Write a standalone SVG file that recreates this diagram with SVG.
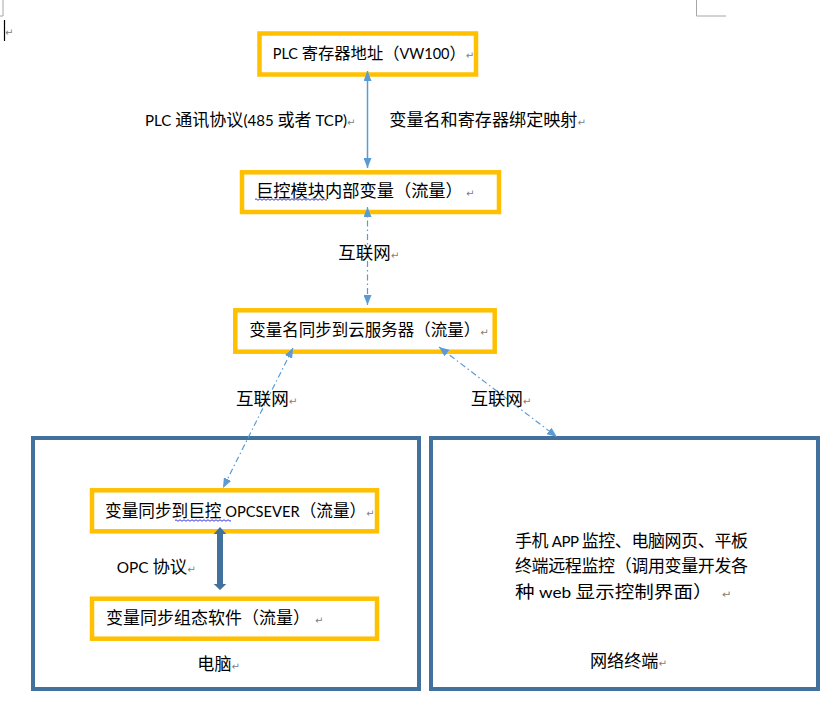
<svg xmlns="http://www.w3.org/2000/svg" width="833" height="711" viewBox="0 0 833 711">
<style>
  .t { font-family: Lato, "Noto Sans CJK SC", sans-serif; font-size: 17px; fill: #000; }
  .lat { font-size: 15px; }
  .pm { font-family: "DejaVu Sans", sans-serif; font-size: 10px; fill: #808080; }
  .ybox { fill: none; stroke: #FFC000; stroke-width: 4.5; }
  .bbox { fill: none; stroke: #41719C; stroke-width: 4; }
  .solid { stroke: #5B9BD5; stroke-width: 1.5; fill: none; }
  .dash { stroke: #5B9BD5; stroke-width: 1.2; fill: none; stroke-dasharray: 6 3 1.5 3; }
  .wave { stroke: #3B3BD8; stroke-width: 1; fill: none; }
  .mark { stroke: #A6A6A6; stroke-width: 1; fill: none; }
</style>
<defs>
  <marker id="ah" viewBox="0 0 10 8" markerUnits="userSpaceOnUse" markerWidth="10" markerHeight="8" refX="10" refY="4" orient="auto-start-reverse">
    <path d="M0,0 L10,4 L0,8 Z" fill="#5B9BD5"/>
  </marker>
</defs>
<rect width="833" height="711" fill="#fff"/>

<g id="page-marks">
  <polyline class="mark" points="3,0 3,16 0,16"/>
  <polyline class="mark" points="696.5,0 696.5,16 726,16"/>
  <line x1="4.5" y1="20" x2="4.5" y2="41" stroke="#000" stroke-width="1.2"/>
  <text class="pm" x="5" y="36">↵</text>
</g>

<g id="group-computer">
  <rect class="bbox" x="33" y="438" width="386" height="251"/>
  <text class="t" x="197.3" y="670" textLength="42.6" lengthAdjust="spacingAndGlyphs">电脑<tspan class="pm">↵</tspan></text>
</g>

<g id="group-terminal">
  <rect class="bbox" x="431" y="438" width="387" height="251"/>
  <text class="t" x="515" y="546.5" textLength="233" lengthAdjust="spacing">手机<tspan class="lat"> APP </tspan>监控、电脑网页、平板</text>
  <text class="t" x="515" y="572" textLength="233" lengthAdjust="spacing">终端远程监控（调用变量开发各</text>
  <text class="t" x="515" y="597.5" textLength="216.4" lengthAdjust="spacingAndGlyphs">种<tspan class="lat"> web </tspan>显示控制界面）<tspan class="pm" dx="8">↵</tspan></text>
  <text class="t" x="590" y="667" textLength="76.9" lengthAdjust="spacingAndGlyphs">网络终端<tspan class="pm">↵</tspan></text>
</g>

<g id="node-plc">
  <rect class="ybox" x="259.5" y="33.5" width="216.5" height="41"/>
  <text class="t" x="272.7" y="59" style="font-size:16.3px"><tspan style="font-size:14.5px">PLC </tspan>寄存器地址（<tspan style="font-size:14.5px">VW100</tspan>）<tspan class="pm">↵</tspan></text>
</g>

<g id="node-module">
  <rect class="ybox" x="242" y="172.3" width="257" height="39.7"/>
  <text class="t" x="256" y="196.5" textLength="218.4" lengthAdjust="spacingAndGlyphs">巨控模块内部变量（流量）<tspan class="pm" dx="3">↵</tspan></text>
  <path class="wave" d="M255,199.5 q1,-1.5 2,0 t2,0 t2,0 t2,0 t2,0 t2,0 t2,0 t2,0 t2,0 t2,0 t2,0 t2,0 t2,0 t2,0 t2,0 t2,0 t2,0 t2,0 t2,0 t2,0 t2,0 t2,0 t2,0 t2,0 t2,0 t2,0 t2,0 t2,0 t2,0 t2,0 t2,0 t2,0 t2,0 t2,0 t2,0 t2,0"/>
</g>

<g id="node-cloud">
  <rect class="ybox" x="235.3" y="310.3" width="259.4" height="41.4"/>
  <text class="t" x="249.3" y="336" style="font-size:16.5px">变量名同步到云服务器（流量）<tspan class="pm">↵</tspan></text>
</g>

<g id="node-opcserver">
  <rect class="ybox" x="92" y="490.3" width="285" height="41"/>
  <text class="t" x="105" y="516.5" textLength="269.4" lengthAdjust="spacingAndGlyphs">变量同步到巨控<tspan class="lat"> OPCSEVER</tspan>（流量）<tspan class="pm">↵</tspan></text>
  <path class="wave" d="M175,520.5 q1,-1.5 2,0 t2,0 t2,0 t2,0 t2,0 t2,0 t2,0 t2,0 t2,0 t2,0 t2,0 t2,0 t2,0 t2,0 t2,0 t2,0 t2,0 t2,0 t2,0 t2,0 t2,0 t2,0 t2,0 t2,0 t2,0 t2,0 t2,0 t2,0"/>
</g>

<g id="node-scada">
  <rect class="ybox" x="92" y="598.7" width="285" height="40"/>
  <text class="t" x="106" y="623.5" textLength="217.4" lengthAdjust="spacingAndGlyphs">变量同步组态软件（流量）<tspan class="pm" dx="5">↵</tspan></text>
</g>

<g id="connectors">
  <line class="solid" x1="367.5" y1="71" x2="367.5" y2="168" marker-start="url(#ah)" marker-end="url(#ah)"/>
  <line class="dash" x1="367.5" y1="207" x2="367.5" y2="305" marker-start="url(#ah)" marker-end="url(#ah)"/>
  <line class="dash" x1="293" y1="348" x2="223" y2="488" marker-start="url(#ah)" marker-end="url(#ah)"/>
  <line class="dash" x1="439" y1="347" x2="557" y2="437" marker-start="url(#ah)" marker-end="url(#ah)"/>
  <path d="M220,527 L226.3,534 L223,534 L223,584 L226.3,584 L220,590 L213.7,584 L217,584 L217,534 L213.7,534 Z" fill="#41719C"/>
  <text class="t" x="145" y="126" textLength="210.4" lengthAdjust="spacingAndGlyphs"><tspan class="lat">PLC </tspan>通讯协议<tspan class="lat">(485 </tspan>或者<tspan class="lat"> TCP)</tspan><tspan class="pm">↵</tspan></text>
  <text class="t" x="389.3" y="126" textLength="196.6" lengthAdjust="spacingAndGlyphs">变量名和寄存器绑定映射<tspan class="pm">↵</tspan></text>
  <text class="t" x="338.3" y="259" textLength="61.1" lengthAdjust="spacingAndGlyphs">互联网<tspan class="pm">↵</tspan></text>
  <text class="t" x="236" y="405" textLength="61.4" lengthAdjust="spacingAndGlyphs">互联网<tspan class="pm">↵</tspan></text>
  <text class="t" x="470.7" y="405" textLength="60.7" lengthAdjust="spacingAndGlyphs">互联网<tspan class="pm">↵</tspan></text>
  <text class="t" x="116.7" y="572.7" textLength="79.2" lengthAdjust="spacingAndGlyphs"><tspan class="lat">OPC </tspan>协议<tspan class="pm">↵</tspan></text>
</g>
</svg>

+++

== Objective ==
All the lines above are to be reproduced exactly, except the pictures.

== The completed task ==
Write a standalone SVG file that recreates this diagram with SVG.
<svg xmlns="http://www.w3.org/2000/svg" width="833" height="711" viewBox="0 0 833 711">
<style>
  .t { font-family: Lato, "Noto Sans CJK SC", sans-serif; font-size: 17px; fill: #000; }
  .lat { font-size: 15px; }
  .pm { font-family: "DejaVu Sans", sans-serif; font-size: 10px; fill: #808080; }
  .ybox { fill: none; stroke: #FFC000; stroke-width: 4.5; }
  .bbox { fill: none; stroke: #41719C; stroke-width: 4; }
  .solid { stroke: #5B9BD5; stroke-width: 1.5; fill: none; }
  .dash { stroke: #5B9BD5; stroke-width: 1.2; fill: none; stroke-dasharray: 6 3 1.5 3; }
  .wave { stroke: #3B3BD8; stroke-width: 1; fill: none; }
  .mark { stroke: #A6A6A6; stroke-width: 1; fill: none; }
</style>
<defs>
  <marker id="ah" viewBox="0 0 10 8" markerUnits="userSpaceOnUse" markerWidth="10" markerHeight="8" refX="10" refY="4" orient="auto-start-reverse">
    <path d="M0,0 L10,4 L0,8 Z" fill="#5B9BD5"/>
  </marker>
</defs>
<rect width="833" height="711" fill="#fff"/>

<g id="page-marks">
  <polyline class="mark" points="3,0 3,16 0,16"/>
  <polyline class="mark" points="696.5,0 696.5,16 726,16"/>
  <line x1="4.5" y1="20" x2="4.5" y2="41" stroke="#000" stroke-width="1.2"/>
  <text class="pm" x="5" y="36">↵</text>
</g>

<g id="group-computer">
  <rect class="bbox" x="33" y="438" width="386" height="251"/>
  <text class="t" x="197.3" y="670" textLength="42.6" lengthAdjust="spacingAndGlyphs">电脑<tspan class="pm">↵</tspan></text>
</g>

<g id="group-terminal">
  <rect class="bbox" x="431" y="438" width="387" height="251"/>
  <text class="t" x="515" y="546.5" textLength="233" lengthAdjust="spacing">手机<tspan class="lat"> APP </tspan>监控、电脑网页、平板</text>
  <text class="t" x="515" y="572" textLength="233" lengthAdjust="spacing">终端远程监控（调用变量开发各</text>
  <text class="t" x="515" y="597.5" textLength="216.4" lengthAdjust="spacingAndGlyphs">种<tspan class="lat"> web </tspan>显示控制界面）<tspan class="pm" dx="8">↵</tspan></text>
  <text class="t" x="590" y="667" textLength="76.9" lengthAdjust="spacingAndGlyphs">网络终端<tspan class="pm">↵</tspan></text>
</g>

<g id="node-plc">
  <rect class="ybox" x="259.5" y="33.5" width="216.5" height="41"/>
  <text class="t" x="272.7" y="59" style="font-size:16.3px"><tspan style="font-size:14.5px">PLC </tspan>寄存器地址（<tspan style="font-size:14.5px">VW100</tspan>）<tspan class="pm">↵</tspan></text>
</g>

<g id="node-module">
  <rect class="ybox" x="242" y="172.3" width="257" height="39.7"/>
  <text class="t" x="256" y="196.5" textLength="218.4" lengthAdjust="spacingAndGlyphs">巨控模块内部变量（流量）<tspan class="pm" dx="3">↵</tspan></text>
  <path class="wave" d="M255,199.5 q1,-1.5 2,0 t2,0 t2,0 t2,0 t2,0 t2,0 t2,0 t2,0 t2,0 t2,0 t2,0 t2,0 t2,0 t2,0 t2,0 t2,0 t2,0 t2,0 t2,0 t2,0 t2,0 t2,0 t2,0 t2,0 t2,0 t2,0 t2,0 t2,0 t2,0 t2,0 t2,0 t2,0 t2,0 t2,0 t2,0 t2,0"/>
</g>

<g id="node-cloud">
  <rect class="ybox" x="235.3" y="310.3" width="259.4" height="41.4"/>
  <text class="t" x="249.3" y="336" style="font-size:16.5px">变量名同步到云服务器（流量）<tspan class="pm">↵</tspan></text>
</g>

<g id="node-opcserver">
  <rect class="ybox" x="92" y="490.3" width="285" height="41"/>
  <text class="t" x="105" y="516.5" textLength="269.4" lengthAdjust="spacingAndGlyphs">变量同步到巨控<tspan class="lat"> OPCSEVER</tspan>（流量）<tspan class="pm">↵</tspan></text>
  <path class="wave" d="M175,520.5 q1,-1.5 2,0 t2,0 t2,0 t2,0 t2,0 t2,0 t2,0 t2,0 t2,0 t2,0 t2,0 t2,0 t2,0 t2,0 t2,0 t2,0 t2,0 t2,0 t2,0 t2,0 t2,0 t2,0 t2,0 t2,0 t2,0 t2,0 t2,0 t2,0"/>
</g>

<g id="node-scada">
  <rect class="ybox" x="92" y="598.7" width="285" height="40"/>
  <text class="t" x="106" y="623.5" textLength="217.4" lengthAdjust="spacingAndGlyphs">变量同步组态软件（流量）<tspan class="pm" dx="5">↵</tspan></text>
</g>

<g id="connectors">
  <line class="solid" x1="367.5" y1="71" x2="367.5" y2="168" marker-start="url(#ah)" marker-end="url(#ah)"/>
  <line class="dash" x1="367.5" y1="207" x2="367.5" y2="305" marker-start="url(#ah)" marker-end="url(#ah)"/>
  <line class="dash" x1="293" y1="348" x2="223" y2="488" marker-start="url(#ah)" marker-end="url(#ah)"/>
  <line class="dash" x1="439" y1="347" x2="557" y2="437" marker-start="url(#ah)" marker-end="url(#ah)"/>
  <path d="M220,527 L226.3,534 L223,534 L223,584 L226.3,584 L220,590 L213.7,584 L217,584 L217,534 L213.7,534 Z" fill="#41719C"/>
  <text class="t" x="145" y="126" textLength="210.4" lengthAdjust="spacingAndGlyphs"><tspan class="lat">PLC </tspan>通讯协议<tspan class="lat">(485 </tspan>或者<tspan class="lat"> TCP)</tspan><tspan class="pm">↵</tspan></text>
  <text class="t" x="389.3" y="126" textLength="196.6" lengthAdjust="spacingAndGlyphs">变量名和寄存器绑定映射<tspan class="pm">↵</tspan></text>
  <text class="t" x="338.3" y="259" textLength="61.1" lengthAdjust="spacingAndGlyphs">互联网<tspan class="pm">↵</tspan></text>
  <text class="t" x="236" y="405" textLength="61.4" lengthAdjust="spacingAndGlyphs">互联网<tspan class="pm">↵</tspan></text>
  <text class="t" x="470.7" y="405" textLength="60.7" lengthAdjust="spacingAndGlyphs">互联网<tspan class="pm">↵</tspan></text>
  <text class="t" x="116.7" y="572.7" textLength="79.2" lengthAdjust="spacingAndGlyphs"><tspan class="lat">OPC </tspan>协议<tspan class="pm">↵</tspan></text>
</g>
</svg>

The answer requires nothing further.